Indeed, strong democracy depends on a robust print press—unless others take on the role of news-gatherers and investigative reporters. Josh Marshall’s TPM blog has taken on this role. And now Arianna Huffington, the founder and editor-in-chief of the Huffington Post deserves kudos for launching the Huffington Post Investigative Fund that will bankroll serious investigative reporting. While not fond of its tabloid type features, I read the Huffpost for the spectrum of opinion pieces it offers and will continue to do so with even more enthusiasm because of its announced commitment to investigative reporting.

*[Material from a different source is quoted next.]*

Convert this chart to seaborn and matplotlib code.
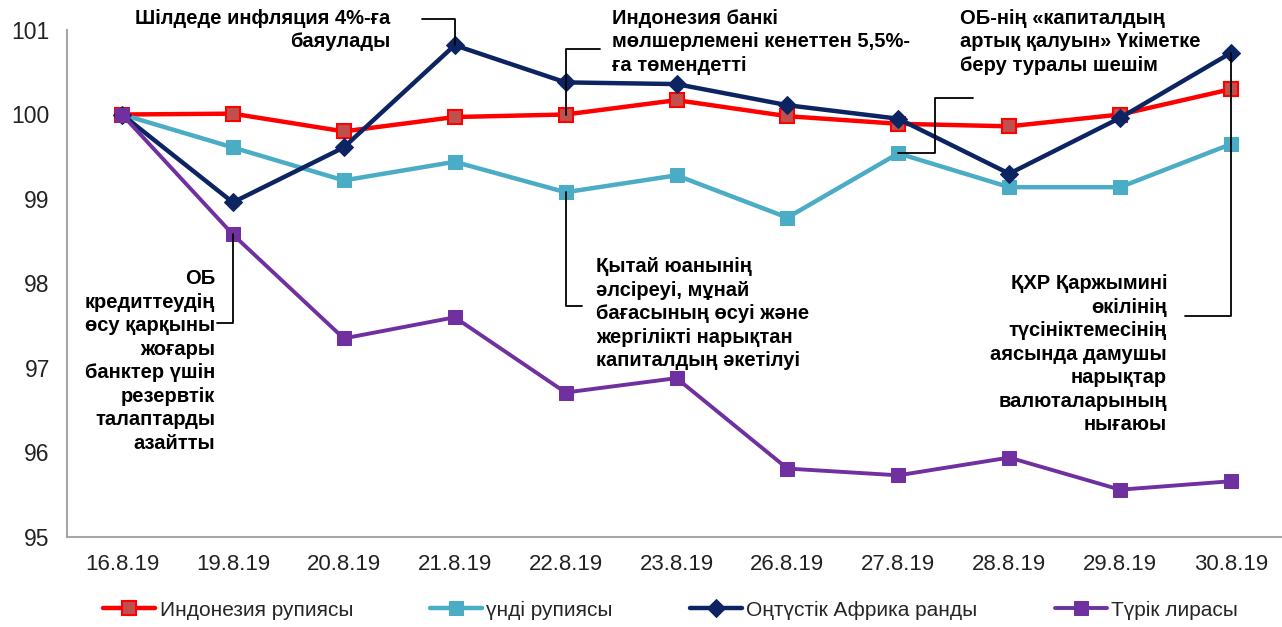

Arianna Huffington explains the rationale for the new initiative well, when she writes:
“As the newspaper industry continues to contract, one of the most commonly voiced fears is that serious investigative journalism will be among the victims of the scaleback. And, indeed, many newspapers are drastically reducing their investigative teams. Yet, given the multiple crises we are living through, investigative journalism is all the more important. As a result, all who recognize the indispensable role good journalism plays in our democracy are looking for ways to preserve it during this transitional period for the media. For too long, whether it's coverage of the war in Iraq or the economic meltdown, we've had too many autopsies and not enough biopsies. The HuffFund is our attempt to change this.”
Mentioning the Iraq War coverage in this context is appropriate. After all, the leading old media organizations failed to scrutinize the Bush administration’s justification for going to war during the build-up period to the invasion. One wonders whether reports and opinion pieces in the leading newspapers would have reflected a much wider range of views, if today’s blogosphere’s marketplace of ideas had existed in 2002 and 2003.
After all, when the U.S. president calls on the correspondent of a blog site (Huffington Post) in his prime-time press conference, the mainstream media cannot and do not ignore the blogosphere’s critical voices.
The ongoing transformation of the media system looks a bit brighter this morning.